Making fun of the headlines today, so you don’t have to
The news doesn’t need to be complicated and confusing; that’s what any new release from Microsoft is for. And, as in the case with anything from Microsoft, to keep the news from worrying our pretty little heads over, remember something new and equally indecipherable will come out soon:
Really all you need to do is follow one simple rule: barely pay attention and jump to conclusions.
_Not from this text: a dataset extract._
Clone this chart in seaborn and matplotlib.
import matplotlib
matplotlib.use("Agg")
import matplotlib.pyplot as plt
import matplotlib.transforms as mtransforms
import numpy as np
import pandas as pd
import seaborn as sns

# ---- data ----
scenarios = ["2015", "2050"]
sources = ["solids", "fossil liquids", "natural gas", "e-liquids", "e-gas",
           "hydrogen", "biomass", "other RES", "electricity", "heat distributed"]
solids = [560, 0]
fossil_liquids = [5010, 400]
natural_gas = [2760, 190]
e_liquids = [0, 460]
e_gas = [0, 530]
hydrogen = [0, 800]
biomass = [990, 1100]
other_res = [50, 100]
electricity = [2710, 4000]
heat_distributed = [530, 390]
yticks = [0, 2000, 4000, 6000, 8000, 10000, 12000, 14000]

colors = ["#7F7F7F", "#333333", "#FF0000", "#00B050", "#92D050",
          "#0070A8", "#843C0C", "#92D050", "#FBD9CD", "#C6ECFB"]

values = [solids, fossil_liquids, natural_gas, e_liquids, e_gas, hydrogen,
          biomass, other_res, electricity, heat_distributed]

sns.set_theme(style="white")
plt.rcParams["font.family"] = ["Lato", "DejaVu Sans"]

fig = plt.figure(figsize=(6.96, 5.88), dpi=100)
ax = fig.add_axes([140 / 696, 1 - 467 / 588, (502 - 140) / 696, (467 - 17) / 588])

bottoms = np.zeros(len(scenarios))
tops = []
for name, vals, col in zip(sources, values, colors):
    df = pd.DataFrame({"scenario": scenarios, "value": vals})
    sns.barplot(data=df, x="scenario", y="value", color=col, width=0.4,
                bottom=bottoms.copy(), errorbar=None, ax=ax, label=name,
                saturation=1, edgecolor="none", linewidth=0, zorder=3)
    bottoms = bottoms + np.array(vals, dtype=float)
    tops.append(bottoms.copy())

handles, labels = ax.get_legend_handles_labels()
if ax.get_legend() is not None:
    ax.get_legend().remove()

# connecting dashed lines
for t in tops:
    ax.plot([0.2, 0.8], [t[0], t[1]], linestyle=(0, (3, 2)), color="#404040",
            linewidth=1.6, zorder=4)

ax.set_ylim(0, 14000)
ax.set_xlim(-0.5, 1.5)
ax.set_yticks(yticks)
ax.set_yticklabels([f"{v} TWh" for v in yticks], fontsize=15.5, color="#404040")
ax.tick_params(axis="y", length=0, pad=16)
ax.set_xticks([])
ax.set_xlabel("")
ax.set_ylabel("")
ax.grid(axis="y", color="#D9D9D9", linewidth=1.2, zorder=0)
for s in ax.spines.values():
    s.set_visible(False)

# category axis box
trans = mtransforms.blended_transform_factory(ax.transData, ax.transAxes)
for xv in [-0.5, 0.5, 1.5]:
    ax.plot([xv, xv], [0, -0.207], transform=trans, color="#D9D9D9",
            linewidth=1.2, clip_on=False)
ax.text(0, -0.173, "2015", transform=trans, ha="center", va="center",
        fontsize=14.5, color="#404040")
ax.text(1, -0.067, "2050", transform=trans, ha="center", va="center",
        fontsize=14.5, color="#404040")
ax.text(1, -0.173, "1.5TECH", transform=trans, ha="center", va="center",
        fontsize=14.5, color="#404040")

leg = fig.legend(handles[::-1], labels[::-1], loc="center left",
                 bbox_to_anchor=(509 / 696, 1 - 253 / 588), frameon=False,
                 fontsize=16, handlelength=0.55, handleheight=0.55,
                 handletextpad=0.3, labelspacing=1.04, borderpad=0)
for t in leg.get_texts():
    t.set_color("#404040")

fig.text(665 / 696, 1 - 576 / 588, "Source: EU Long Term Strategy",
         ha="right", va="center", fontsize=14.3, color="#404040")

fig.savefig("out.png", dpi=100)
So, here are some headlines today and my first thoughts:
Big Popeye’s/Chick-Fil-A fried chicken sandwich war rages on
And, it’s led to an even bigger war, the one between Charmin and Angel Soft toilet paper!
Kristen Stewart was told if she stopped holding hands with girlfriends in public, she’d “get a Marvel movie”
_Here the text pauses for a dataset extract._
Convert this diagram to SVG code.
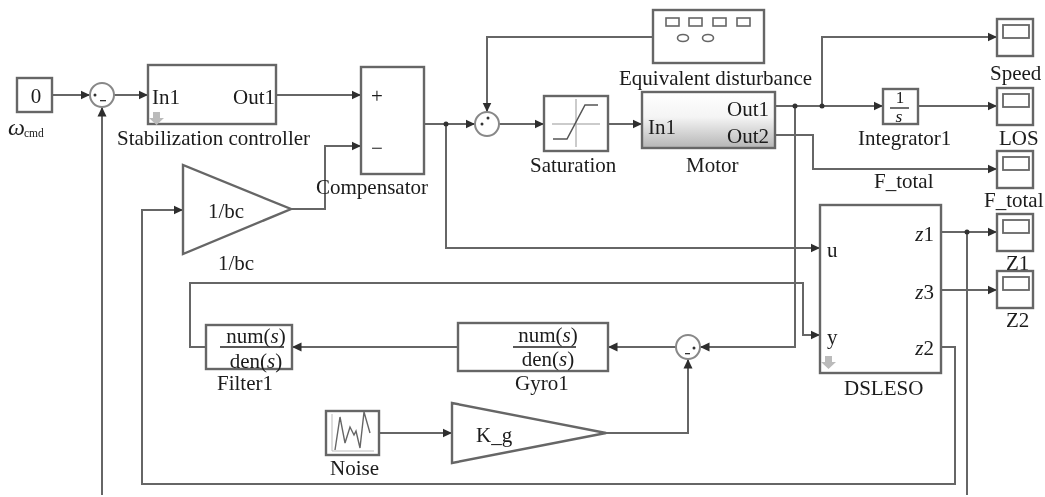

… though, it might help her in landing a role playing an AC/DC Comic Book hero…
Trump says he has called off a secret meeting with Taliban and Afghanistan leaders at Camp David
But they can always be drawn in with a Sharpie at a later date.
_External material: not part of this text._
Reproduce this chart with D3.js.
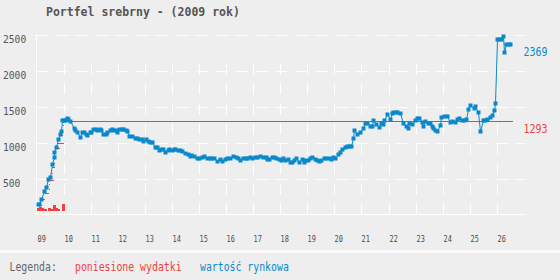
<!DOCTYPE html>
<html><head><meta charset="utf-8">
<script src="https://cdn.jsdelivr.net/npm/d3@7"></script>
<style>html,body{margin:0;padding:0;background:#eeeeee}svg{display:block}</style>
</head><body>
<svg id="chart" width="560" height="280"></svg>
<script>
const title = "Portfel srebrny - (2009 rok)";
const weekTicks = [9,10,11,12,13,14,15,16,17,18,19,20,21,22,23,24,25,26];
const weekLabels = ["09","10","11","12","13","14","15","16","17","18","19","20","21","22","23","24","25","26"];
const valueTicks = [500,1000,1500,2000,2500];
const valueLabels = ["500","1000","1500","2000","2500"];
const legendTitle = "Legenda:";
const seriesNames = ["poniesione wydatki","wartość rynkowa"];

// market value (blue)
const marketWeeks = [9.04,9.11,9.18,9.26,9.36,9.44,9.51,9.57,9.63,9.66,9.73,9.78,9.85,9.89,9.94,10.00,10.06,10.12,10.18,10.24,
10.37,10.44,10.51,10.59,10.68,10.74,10.81,10.88,10.96,11.03,11.10,11.18,11.25,11.33,11.40,11.47,11.57,11.62,11.70,11.77,
11.84,11.92,11.99,12.06,12.14,12.21,12.29,12.36,12.43,12.51,12.63,12.71,12.80,12.89,12.95,13.04,13.11,13.20,13.27,13.37,
13.45,13.52,13.59,13.67,13.76,13.84,13.91,13.99,14.06,14.13,14.21,14.31,14.38,14.50,14.58,14.65,14.72,14.80,14.92,15.00,
15.12,15.20,15.29,15.39,15.46,15.57,15.66,15.76,15.86,15.96,16.05,16.15,16.27,16.35,16.45,16.53,16.62,16.72,16.79,16.87,
16.97,17.06,17.16,17.26,17.35,17.46,17.53,17.60,17.68,17.78,17.85,17.94,18.03,18.12,18.19,18.29,18.37,18.45,18.52,18.60,
18.70,18.79,18.86,18.93,19.03,19.11,19.19,19.28,19.35,19.45,19.52,19.60,19.70,19.80,19.87,19.95,20.04,20.12,20.19,20.29,
20.39,20.46,20.54,20.63,20.68,20.73,20.85,20.95,21.05,21.14,21.20,21.30,21.39,21.44,21.52,21.63,21.72,21.78,21.85,21.94,
22.04,22.11,22.18,22.26,22.33,22.43,22.55,22.63,22.70,22.77,22.87,22.96,23.05,23.12,23.22,23.29,23.36,23.44,23.54,23.60,
23.66,23.72,23.79,23.89,23.95,24.03,24.16,24.28,24.36,24.45,24.52,24.62,24.71,24.79,24.87,24.95,25.02,25.14,25.20,25.29,
25.36,25.48,25.57,25.65,25.75,25.82,25.88,25.94,26.00,26.08,26.15,26.22,26.27,26.34,26.43,26.49];
const marketValues = [139,139,212,323,383,494,520,698,800,869,939,1055,1115,1161,1319,1319,1319,1342,1330,1296,
1208,1171,1148,1083,1148,1140,1125,1111,1143,1143,1181,1194,1171,1194,1171,1125,1125,1139,1171,1194,
1171,1171,1139,1185,1194,1194,1171,1157,1097,1097,1064,1064,1046,1046,1022,1046,1022,1004,1004,935,
935,893,911,911,865,893,911,893,911,911,893,893,883,856,837,819,828,819,786,786,
800,810,791,791,778,778,745,768,740,773,782,791,819,796,782,754,778,782,782,805,
791,796,796,819,796,805,773,773,805,796,782,768,754,791,754,768,736,736,754,791,
736,768,736,754,754,778,796,768,754,740,754,782,791,782,768,805,782,847,875,911,
935,949,949,949,1069,1180,1115,1139,1208,1264,1264,1236,1236,1319,1254,1217,1264,1254,1319,1393,
1333,1411,1421,1421,1421,1403,1272,1236,1208,1264,1254,1310,1338,1347,1286,1236,1296,1264,1264,1230,
1203,1180,1157,1250,1356,1370,1370,1278,1300,1278,1333,1347,1319,1319,1333,1462,1518,1481,1504,1425,
1157,1319,1319,1333,1356,1379,1449,1542,2444,2444,2444,2477,2258,2365,2369,2369];

// incurred expenses (red), cumulative level held between two dates
const costFrom = [9.12,9.21,9.32,9.47,9.47,9.50,9.58,9.57,9.66,9.69,9.69,9.81,9.96,9.99,10.00];
const costTo   = [9.21,9.33,9.47,9.48,9.50,9.63,9.60,9.69,9.68,9.71,9.85,10.00,9.98,10.01,26.59];
const costValues = [130,210,305,361,430,485,570,655,710,800,930,1000,1111,1240,1293];

// single purchases (red bars near the axis)
const buyWeeks = [9.01,9.11,9.18,9.26,9.43,9.53,9.61,9.68,9.75,9.95];
const buyValues = [30,40,30,17,34,24,57,30,24,70];

const BLUE = "#0a88cc", RED = "#f04040", GREY = "#555555", MONO = "'DejaVu Sans Mono', monospace";

const svg = d3.select("#chart");
svg.append("rect").attr("width",560).attr("height",280).attr("fill","#eeeeee");
svg.append("rect").attr("x",0).attr("y",250).attr("width",560).attr("height",3).attr("fill","#fafafa");

const x = d3.scaleLinear().domain([9,27.05]).range([36.5,525.3]);
const y = d3.scaleLinear().domain([0,2500]).range([214.5,34.5]);
const yBuy = d3.scaleLinear().domain([0,100]).range([211,201]);
const px = v => Math.round(x(v)) + 0.5;
const py = v => Math.round(y(v)) + 0.5;

function label(sel, str, cw) {
  sel.text(str);
  if (cw) sel.attr("textLength", str.length*cw).attr("lengthAdjust","spacingAndGlyphs");
  return sel;
}

// grid
const grid = svg.append("g").attr("stroke","#ffffff").attr("stroke-width",1).attr("fill","none");
grid.selectAll(".h").data(valueTicks).join("line")
  .attr("x1",x.range()[0]).attr("x2",x.range()[1])
  .attr("y1",d=>py(d)).attr("y2",d=>py(d)).attr("stroke-dasharray","11,9");
grid.selectAll(".v").data(weekTicks.slice(1)).join("line")
  .attr("x1",d=>px(d)).attr("x2",d=>px(d))
  .attr("y1",y(0)).attr("y2",y(2100)).attr("stroke-dasharray","11,9");
grid.append("line").attr("x1",x(9)).attr("x2",x(9)).attr("y1",y(2500)).attr("y2",y(0));
grid.append("line").attr("x1",x.range()[0]).attr("x2",x.range()[1]).attr("y1",y(0)).attr("y2",y(0));

// axis labels
svg.append("g").selectAll("text").data(valueTicks).join("text")
  .attr("x",3).attr("y",d=>y(d)+8).attr("font-family",MONO).attr("font-size",11).attr("fill",GREY)
  .each(function(d,i){ label(d3.select(this), valueLabels[i], 5.8); });
svg.append("g").selectAll("text").data(weekTicks).join("text")
  .attr("x",d=>px(d)).attr("y",241.5).attr("font-family",MONO).attr("font-size",8).attr("fill","#4a4a4a")
  .each(function(d,i){ label(d3.select(this), weekLabels[i], 4.15); });

// purchases
svg.append("g").attr("fill",RED).selectAll("rect").data(buyWeeks).join("rect")
  .attr("x",d=>Math.round(x(d))).attr("width",3)
  .attr("y",(d,i)=>Math.round(yBuy(buyValues[i]))).attr("height",(d,i)=>yBuy(0)-Math.round(yBuy(buyValues[i])));

// expenses
svg.append("g").attr("stroke",RED).attr("stroke-width",1).attr("shape-rendering","crispEdges")
  .selectAll("line").data(costValues).join("line")
  .attr("x1",(d,i)=>Math.round(x(costFrom[i]))).attr("x2",(d,i)=>Math.max(Math.round(x(costTo[i])),Math.round(x(costFrom[i]))+1))
  .attr("y1",d=>py(d)).attr("y2",d=>py(d));

// market value
const market = marketWeeks.map((w,i)=>({w, v: marketValues[i]}));
svg.append("path").datum(market).attr("fill","none").attr("stroke",BLUE).attr("stroke-width",1)
  .attr("d", d3.line().x(d=>Math.round(x(d.w))+0.5).y(d=>Math.round(y(d.v))+0.5));
svg.append("g").attr("fill",BLUE).selectAll("rect").data(market).join("rect")
  .attr("x",d=>Math.round(x(d.w))-1.5).attr("y",d=>Math.round(y(d.v))-1.5).attr("width",4).attr("height",4);

// end labels
const lastMarket = marketValues[marketValues.length-1];
const lastCost = costValues[costValues.length-1];
label(svg.append("text").attr("x",523.5).attr("y",y(lastMarket)+12).attr("font-family",MONO)
  .attr("font-size",12).attr("fill",BLUE), String(lastMarket), 6);
label(svg.append("text").attr("x",523.5).attr("y",y(lastCost)+12).attr("font-family",MONO)
  .attr("font-size",12).attr("fill",RED), String(lastCost), 6);

// title
svg.append("text").attr("x",46).attr("y",16).attr("font-family",MONO).attr("font-weight","bold")
  .attr("font-size",11.5).attr("fill",GREY).text(title);

// legend
label(svg.append("text").attr("x",9.5).attr("y",271).attr("font-family",MONO).attr("font-size",12)
  .attr("fill","#666666"), legendTitle, 5.92);
label(svg.append("text").attr("x",75).attr("y",271).attr("font-family",MONO).attr("font-size",12)
  .attr("fill",RED), seriesNames[0], 5.92);
label(svg.append("text").attr("x",200).attr("y",271).attr("font-family",MONO).attr("font-size",12)
  .attr("fill",BLUE), seriesNames[1], 5.92);
</script>
</body></html>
Boris Johnson “deceived Queen and should resign”
Well, in fairness, they’re not really Queen since Freddy Mercury died.
Tina Turner turned 79
… while her legs remain 24!
Jets QB Sam Darnold has mononucleosis and is expected to miss multiple weeks
No word if Jet fans are now in danger of having to kiss their season goodbye.
Rooster pecked woman to death in ‘rare’ attack, report says
How come there’s never a cock blocker when you really need one?
In just the past month, about 36,000 fires have ignited in the Amazon rainforest in Brazil
… desperately awaiting U.S airdrops of rakes …
Psychic ordered to pay $1.6 million back to victim and spend 40 months in prison
I’m sure she saw this coming.
Andrew Yang’s giving people $1,000 a month
And, unlike Trump they don’t have to say they didn’t have sex with him.
Felicity Huffman gets sentenced to 14 days in jail for college admissions scam
…. Although, she’s hoping to get time off for someone else’s good behavior.
Disney’s Bob Iger steps down from Apple’s Board of Directors
How long before Trump tweets about Bob Disney leaving the board of the company lead by Tim Apple?
Kendall Jenner partied in a blazer, no pants, and knee-high boots
… well, she was coming from church.
RIP Eddie Money
Hope you’re meeting up with someone who already used that first ticket to paradise.
Mike Pence claims he was recently bitten by Triple Crown winner American Pharoah
… Well, at least now he has a real reason to be an Islamophobe.